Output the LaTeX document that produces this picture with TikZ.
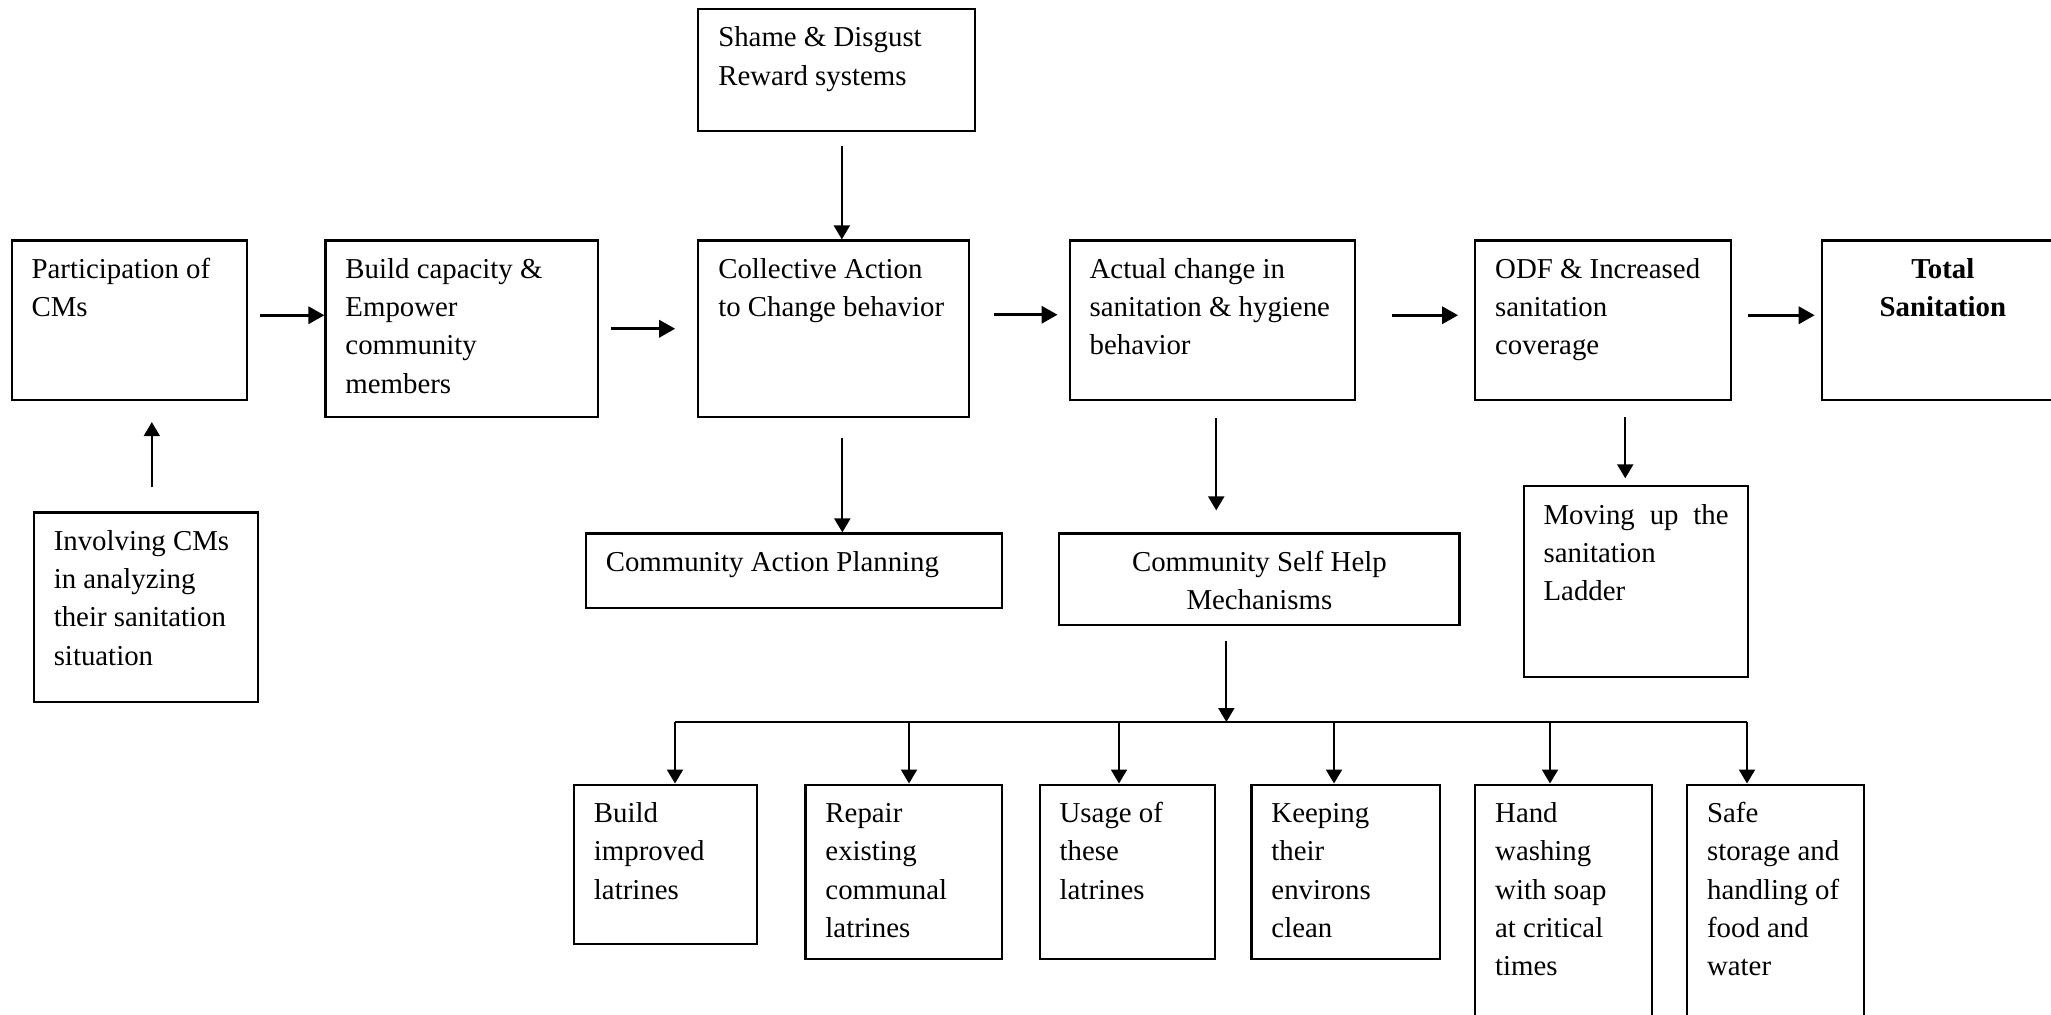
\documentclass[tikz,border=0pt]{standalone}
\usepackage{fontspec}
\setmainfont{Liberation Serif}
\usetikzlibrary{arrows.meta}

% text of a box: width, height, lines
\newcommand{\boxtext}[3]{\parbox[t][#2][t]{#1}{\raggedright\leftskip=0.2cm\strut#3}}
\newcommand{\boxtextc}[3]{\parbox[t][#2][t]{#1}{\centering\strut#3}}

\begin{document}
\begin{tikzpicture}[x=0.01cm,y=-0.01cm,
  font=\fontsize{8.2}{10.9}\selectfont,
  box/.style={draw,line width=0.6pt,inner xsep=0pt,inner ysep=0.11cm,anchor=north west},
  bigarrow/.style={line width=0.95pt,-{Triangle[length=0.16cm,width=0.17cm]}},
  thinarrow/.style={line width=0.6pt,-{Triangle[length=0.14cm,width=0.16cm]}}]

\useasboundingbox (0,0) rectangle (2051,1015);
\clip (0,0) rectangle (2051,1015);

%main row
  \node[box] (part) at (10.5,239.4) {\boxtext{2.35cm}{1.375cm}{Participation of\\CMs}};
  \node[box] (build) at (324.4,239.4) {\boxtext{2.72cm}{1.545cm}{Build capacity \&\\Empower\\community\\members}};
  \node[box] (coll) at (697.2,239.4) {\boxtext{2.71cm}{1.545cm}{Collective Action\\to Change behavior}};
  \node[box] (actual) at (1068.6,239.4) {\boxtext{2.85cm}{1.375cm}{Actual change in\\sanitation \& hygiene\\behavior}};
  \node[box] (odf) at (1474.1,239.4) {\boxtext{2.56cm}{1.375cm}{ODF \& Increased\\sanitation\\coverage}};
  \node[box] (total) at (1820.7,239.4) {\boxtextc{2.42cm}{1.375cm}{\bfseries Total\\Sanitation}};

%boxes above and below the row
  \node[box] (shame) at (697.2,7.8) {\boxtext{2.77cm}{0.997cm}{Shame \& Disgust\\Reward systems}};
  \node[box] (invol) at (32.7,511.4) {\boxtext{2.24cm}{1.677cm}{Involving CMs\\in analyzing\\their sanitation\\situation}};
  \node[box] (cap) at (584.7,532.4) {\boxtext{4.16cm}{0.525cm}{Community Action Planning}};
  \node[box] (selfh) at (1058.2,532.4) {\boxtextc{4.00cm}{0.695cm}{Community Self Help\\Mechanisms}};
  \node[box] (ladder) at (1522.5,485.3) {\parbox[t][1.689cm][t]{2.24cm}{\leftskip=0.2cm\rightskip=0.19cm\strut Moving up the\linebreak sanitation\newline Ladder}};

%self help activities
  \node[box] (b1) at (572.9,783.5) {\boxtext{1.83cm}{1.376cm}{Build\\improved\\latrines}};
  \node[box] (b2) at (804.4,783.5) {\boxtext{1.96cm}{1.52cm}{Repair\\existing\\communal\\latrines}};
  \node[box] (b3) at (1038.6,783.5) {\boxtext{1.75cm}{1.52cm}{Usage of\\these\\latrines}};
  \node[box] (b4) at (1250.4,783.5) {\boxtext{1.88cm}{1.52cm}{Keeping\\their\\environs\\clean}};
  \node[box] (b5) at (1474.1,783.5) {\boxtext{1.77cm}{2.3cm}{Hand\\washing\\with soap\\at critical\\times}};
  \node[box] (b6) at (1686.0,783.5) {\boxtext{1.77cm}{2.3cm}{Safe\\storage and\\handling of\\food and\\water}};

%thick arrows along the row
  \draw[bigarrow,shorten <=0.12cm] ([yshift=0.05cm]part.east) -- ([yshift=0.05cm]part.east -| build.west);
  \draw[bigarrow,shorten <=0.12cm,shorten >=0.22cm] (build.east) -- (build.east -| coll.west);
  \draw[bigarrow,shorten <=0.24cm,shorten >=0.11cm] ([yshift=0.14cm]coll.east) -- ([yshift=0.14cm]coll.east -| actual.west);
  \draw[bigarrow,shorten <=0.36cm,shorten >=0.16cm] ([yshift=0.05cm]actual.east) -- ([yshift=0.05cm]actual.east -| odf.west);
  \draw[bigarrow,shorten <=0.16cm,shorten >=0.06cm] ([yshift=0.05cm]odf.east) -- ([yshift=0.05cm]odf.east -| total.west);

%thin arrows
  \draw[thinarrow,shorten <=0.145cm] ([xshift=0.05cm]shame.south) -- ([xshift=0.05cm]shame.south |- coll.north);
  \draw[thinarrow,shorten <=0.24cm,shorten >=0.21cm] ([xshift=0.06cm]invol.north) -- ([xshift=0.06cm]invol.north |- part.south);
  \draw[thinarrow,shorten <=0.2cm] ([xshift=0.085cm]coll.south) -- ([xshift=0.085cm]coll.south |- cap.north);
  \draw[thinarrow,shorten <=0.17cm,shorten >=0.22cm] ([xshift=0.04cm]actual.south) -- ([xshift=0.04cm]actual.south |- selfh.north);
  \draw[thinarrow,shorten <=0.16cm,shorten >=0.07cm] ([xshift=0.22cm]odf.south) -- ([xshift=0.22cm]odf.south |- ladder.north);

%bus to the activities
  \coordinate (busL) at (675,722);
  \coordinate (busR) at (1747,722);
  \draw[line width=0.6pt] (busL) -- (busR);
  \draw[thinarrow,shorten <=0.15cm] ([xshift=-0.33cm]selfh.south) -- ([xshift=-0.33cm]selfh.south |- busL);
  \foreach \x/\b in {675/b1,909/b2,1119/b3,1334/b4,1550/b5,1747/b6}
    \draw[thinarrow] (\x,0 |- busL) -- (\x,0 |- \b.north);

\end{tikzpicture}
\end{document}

● ● ● ● ●

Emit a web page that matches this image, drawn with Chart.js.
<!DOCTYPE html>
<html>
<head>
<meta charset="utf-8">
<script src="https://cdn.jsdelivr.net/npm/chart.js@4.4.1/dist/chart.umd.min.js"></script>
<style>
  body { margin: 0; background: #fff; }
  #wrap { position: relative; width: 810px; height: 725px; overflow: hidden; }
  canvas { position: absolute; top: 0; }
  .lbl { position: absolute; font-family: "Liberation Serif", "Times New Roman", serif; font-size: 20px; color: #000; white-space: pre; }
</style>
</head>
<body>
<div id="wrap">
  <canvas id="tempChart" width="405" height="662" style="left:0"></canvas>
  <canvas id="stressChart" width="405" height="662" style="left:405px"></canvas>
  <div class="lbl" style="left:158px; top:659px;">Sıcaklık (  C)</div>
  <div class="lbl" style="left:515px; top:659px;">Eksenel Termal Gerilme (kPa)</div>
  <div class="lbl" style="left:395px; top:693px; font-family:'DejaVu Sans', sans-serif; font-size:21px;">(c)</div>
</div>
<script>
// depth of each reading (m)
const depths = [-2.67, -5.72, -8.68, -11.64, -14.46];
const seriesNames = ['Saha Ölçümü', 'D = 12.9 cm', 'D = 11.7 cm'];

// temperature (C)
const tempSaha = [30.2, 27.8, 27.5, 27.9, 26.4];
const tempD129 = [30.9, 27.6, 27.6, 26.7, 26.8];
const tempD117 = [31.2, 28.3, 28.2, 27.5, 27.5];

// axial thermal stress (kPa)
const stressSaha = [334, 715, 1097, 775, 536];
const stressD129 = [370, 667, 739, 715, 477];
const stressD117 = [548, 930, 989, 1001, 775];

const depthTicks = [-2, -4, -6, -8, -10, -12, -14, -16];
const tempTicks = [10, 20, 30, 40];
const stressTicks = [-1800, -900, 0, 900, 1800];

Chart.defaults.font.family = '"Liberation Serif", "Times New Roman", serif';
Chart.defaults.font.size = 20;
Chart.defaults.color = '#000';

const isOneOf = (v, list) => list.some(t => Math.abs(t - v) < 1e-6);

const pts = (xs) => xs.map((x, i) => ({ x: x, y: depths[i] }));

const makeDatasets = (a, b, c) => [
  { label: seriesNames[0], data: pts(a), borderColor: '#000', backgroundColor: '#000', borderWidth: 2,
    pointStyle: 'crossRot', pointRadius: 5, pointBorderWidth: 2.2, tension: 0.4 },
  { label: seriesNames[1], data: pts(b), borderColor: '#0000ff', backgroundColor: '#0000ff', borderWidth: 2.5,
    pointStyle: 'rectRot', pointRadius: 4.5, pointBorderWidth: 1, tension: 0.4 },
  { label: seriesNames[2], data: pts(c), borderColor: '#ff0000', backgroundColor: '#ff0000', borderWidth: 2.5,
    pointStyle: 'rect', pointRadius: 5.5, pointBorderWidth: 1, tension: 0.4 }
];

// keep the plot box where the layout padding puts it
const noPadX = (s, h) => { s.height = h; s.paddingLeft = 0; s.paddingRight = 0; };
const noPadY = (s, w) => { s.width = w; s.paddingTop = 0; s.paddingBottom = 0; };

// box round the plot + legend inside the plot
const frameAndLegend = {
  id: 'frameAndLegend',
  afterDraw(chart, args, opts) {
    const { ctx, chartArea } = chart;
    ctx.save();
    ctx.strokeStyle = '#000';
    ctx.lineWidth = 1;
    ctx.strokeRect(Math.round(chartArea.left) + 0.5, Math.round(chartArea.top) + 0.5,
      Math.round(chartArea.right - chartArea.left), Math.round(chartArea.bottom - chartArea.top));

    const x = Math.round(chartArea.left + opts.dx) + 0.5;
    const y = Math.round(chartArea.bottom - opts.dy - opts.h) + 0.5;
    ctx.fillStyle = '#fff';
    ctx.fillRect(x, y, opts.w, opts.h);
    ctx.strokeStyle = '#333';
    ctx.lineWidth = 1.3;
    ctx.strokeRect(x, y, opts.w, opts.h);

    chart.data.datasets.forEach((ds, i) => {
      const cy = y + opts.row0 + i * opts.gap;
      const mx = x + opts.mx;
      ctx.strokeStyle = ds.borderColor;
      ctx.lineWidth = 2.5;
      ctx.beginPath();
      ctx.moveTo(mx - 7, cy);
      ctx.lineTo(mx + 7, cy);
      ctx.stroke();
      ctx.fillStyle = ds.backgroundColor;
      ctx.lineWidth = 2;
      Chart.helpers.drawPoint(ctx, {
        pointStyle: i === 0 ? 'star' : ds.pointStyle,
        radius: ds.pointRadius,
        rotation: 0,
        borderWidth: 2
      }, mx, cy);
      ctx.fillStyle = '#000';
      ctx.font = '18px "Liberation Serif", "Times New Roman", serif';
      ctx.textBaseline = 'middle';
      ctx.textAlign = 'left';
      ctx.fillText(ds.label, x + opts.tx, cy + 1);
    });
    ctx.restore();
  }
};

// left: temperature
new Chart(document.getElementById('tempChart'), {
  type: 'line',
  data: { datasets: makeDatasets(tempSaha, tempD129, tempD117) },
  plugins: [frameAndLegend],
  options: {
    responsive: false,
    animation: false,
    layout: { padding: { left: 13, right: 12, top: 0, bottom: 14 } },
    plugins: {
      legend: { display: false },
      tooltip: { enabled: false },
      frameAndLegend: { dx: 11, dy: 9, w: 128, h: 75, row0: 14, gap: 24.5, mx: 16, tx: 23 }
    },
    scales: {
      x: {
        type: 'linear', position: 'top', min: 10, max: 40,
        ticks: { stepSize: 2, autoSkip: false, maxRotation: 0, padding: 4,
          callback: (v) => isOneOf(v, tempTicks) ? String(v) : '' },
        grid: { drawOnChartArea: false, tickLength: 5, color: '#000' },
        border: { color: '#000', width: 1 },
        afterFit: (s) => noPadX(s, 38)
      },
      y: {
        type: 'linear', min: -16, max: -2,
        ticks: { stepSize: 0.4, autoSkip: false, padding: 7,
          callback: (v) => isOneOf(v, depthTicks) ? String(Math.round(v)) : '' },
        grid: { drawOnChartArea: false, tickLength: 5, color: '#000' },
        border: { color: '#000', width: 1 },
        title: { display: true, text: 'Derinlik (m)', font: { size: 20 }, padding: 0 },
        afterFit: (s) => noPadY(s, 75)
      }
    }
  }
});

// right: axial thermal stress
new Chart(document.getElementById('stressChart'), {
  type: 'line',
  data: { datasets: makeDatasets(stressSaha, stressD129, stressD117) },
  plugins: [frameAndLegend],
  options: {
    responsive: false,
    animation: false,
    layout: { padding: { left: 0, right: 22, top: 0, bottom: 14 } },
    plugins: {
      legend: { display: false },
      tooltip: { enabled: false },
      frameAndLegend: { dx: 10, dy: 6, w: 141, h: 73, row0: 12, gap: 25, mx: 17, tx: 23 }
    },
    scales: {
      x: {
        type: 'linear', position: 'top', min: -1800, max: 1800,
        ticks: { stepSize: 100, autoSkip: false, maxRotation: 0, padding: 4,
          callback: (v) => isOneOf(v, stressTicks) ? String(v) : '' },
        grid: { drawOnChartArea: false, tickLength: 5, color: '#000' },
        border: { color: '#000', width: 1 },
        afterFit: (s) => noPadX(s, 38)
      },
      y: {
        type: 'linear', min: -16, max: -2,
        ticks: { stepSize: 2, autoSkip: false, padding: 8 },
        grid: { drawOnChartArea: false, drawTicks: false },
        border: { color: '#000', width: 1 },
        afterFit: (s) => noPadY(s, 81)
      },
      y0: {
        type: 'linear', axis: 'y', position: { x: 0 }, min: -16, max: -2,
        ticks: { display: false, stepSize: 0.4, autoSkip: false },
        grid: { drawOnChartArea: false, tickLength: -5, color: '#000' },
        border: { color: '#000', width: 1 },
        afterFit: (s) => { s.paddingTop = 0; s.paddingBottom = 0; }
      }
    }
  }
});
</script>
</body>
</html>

● ● ● ● ●

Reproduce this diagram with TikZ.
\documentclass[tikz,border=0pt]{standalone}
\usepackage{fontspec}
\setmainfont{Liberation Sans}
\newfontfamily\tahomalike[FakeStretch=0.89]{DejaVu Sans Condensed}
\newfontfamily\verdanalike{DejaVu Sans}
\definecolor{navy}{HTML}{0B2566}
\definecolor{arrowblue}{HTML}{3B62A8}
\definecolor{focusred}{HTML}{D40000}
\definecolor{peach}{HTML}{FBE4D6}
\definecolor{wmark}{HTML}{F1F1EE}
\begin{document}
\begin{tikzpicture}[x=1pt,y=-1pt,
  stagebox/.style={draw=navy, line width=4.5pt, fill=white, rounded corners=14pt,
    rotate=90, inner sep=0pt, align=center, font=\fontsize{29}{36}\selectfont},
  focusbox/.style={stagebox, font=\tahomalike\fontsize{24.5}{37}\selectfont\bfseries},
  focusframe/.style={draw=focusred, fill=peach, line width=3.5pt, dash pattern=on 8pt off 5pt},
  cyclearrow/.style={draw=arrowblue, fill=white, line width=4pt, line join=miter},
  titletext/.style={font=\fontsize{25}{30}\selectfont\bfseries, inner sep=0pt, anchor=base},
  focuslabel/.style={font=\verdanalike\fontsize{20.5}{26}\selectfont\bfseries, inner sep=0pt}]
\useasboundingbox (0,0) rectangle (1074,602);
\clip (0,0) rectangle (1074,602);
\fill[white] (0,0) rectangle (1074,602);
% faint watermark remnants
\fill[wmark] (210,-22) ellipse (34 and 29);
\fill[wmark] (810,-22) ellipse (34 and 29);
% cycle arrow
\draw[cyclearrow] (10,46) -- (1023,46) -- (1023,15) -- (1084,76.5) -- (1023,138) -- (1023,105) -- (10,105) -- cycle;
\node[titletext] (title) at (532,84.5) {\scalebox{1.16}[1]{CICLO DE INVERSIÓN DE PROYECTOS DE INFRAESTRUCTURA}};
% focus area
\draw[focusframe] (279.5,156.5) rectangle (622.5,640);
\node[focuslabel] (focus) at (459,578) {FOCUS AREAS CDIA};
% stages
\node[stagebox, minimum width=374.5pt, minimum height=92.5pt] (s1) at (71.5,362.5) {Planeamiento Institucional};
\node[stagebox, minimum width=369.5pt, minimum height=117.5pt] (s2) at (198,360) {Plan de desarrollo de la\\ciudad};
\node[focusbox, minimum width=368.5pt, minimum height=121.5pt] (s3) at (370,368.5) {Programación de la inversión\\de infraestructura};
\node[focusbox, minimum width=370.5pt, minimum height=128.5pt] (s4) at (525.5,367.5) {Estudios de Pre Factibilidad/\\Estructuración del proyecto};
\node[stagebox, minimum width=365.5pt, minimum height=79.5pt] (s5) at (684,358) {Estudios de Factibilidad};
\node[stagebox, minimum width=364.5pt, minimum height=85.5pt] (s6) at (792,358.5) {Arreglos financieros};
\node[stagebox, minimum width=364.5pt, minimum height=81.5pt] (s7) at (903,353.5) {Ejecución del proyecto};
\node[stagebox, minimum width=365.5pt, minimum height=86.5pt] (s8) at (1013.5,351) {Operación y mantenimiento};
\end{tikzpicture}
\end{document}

● ● ● ● ●

Using the entries above, repeat exactly the lines from the one with "Output the LaTeX" to the one with "(ladder) at (1522.5,485.3)", both included, and leave the pictures behind.

Output the LaTeX document that produces this picture with TikZ.
\documentclass[tikz,border=0pt]{standalone}
\usepackage{fontspec}
\setmainfont{Liberation Serif}
\usetikzlibrary{arrows.meta}

% text of a box: width, height, lines
\newcommand{\boxtext}[3]{\parbox[t][#2][t]{#1}{\raggedright\leftskip=0.2cm\strut#3}}
\newcommand{\boxtextc}[3]{\parbox[t][#2][t]{#1}{\centering\strut#3}}

\begin{document}
\begin{tikzpicture}[x=0.01cm,y=-0.01cm,
  font=\fontsize{8.2}{10.9}\selectfont,
  box/.style={draw,line width=0.6pt,inner xsep=0pt,inner ysep=0.11cm,anchor=north west},
  bigarrow/.style={line width=0.95pt,-{Triangle[length=0.16cm,width=0.17cm]}},
  thinarrow/.style={line width=0.6pt,-{Triangle[length=0.14cm,width=0.16cm]}}]

\useasboundingbox (0,0) rectangle (2051,1015);
\clip (0,0) rectangle (2051,1015);

%main row
  \node[box] (part) at (10.5,239.4) {\boxtext{2.35cm}{1.375cm}{Participation of\\CMs}};
  \node[box] (build) at (324.4,239.4) {\boxtext{2.72cm}{1.545cm}{Build capacity \&\\Empower\\community\\members}};
  \node[box] (coll) at (697.2,239.4) {\boxtext{2.71cm}{1.545cm}{Collective Action\\to Change behavior}};
  \node[box] (actual) at (1068.6,239.4) {\boxtext{2.85cm}{1.375cm}{Actual change in\\sanitation \& hygiene\\behavior}};
  \node[box] (odf) at (1474.1,239.4) {\boxtext{2.56cm}{1.375cm}{ODF \& Increased\\sanitation\\coverage}};
  \node[box] (total) at (1820.7,239.4) {\boxtextc{2.42cm}{1.375cm}{\bfseries Total\\Sanitation}};

%boxes above and below the row
  \node[box] (shame) at (697.2,7.8) {\boxtext{2.77cm}{0.997cm}{Shame \& Disgust\\Reward systems}};
  \node[box] (invol) at (32.7,511.4) {\boxtext{2.24cm}{1.677cm}{Involving CMs\\in analyzing\\their sanitation\\situation}};
  \node[box] (cap) at (584.7,532.4) {\boxtext{4.16cm}{0.525cm}{Community Action Planning}};
  \node[box] (selfh) at (1058.2,532.4) {\boxtextc{4.00cm}{0.695cm}{Community Self Help\\Mechanisms}};
  \node[box] (ladder) at (1522.5,485.3) {\parbox[t][1.689cm][t]{2.24cm}{\leftskip=0.2cm\rightskip=0.19cm\strut Moving up the\linebreak sanitation\newline Ladder}};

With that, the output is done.